L’eau, la mer et la forêt sont depuis le début les vecteurs de la présence humaine. Il y a près de 20 000 ans, les premières populations, d’origine vraisemblablement européenne et asiatique, se sont trouvées « emprisonnées et condamnées à devenir américaines » suite à une montée des eaux résultant d’un réchauffement qui ne devait rien au CO2. Plus tard, lorsque ces peuples amérindiens voient débarquer les Européens, ils sont étonnés par ces nouveaux venus : « ils ont des cheveux au menton, pas de femmes, et se déplacent sur de hautes îles en bois ».
Dès le XVIe siècle, de hardis pêcheurs basques, français, portugais… se risquaient jusqu’au Grand Banc, au large de Terre Neuve, pour pêcher la morue déjà très abondante. Alors va commencer avec Jacques Cartier, mandaté par François Ier, la saga continentale, œuvre française dès l’origine – même si des expéditions anglaises et espagnoles avaient amené ponctuellement d’autres acteurs dans ces eaux, à la recherche d’un passage au nord vers les Indes.
Le développement de la Nouvelle France va s’accélérer à partir d’une politique cohérente et volontariste voulue par Louis XIV et mise en place par Colbert, et une organisation calquée sur celle du royaume va s’appliquer sur de vastes étendues englobant les Grands Lacs et plusieurs États actuels des États-Unis, et remontant au-dessus de l’Acadie jusqu’à la mer du Labrador.
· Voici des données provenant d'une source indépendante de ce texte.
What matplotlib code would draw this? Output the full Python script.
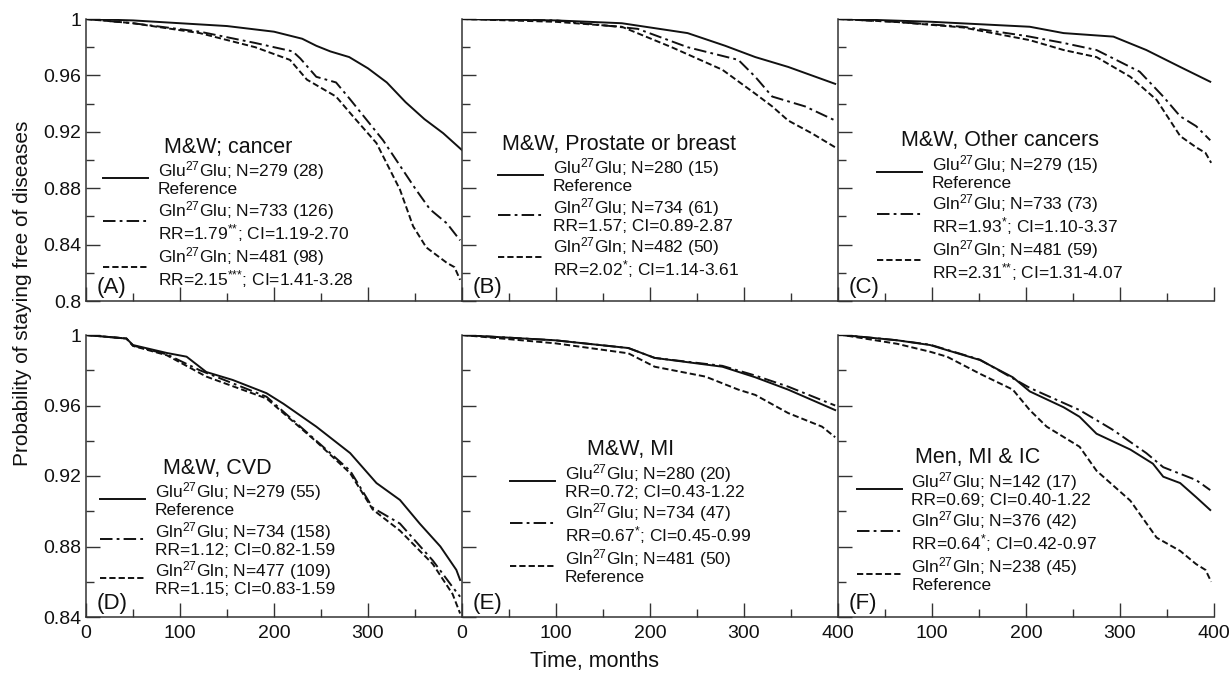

Les péripéties qui ont précédé et suivi cette étape charnière sont agréablement articulées, permettant de découvrir les interactions entre les puissances européennes, les nations indiennes, les missions, les compagnies commerciales développant le commerce des peaux, gisement économique important. Non sans mettre en lumière les fortes personnalités ayant contribué à la valorisation du territoire.
Le dernier tiers du livre est consacré à l’émancipation politique et à la montée en puissance du pays, avec une démographie dynamique (intrinsèque et par immigration choisie), une industrialisation bénéficiant du potentiel hydroélectrique et minier, un dynamisme reposant sur le haut niveau des personnels politiques et économiques, qui ne se dément pas. Un pays dont le taux de scolarisation des enfants est de 100 %, celui des adultes possédant un diplôme universitaire de 50 %, le plus élevé du monde. Un pays aussi dont la surface forestière représente un tiers des forêts de l’hémisphère nord et filtre 80 % de l’eau douce courante dans le monde. De sacrés atouts !
À la fin de cette lecture, on voit bien comment, par une construction aussi intuitive que volontaire, la Nouvelle-France, la Nouvelle-Angleterre et les nations indiennes ont généré une nation composite mais en même temps homogène.
Le « Vive le Québec libre ! » du Général apparait dans le contexte contemporain un peu décalé. L’Histoire était déjà passée et les dirigeants canadiens, désireux de s’émanciper des tentatives de tutelle de leur puissant voisin, étaient très réceptifs à la vision d’un monde non-aligné dont se réclamait la France à l’époque. L’alliance eût été plus stratégique que l’affrontement.
En 1967, Daniel Johnson, premier ministre du Québec, faisait allusion à l’interdiction faite aux protestants de s’installer en Nouvelle-France au XVIIe siècle : « si Richelieu et Louis XIV les avaient laissés s’installer au Nouveau Monde, les premiers hommes sur la lune auraient parlé français ». Mais là aussi, l’Histoire était déjà passée.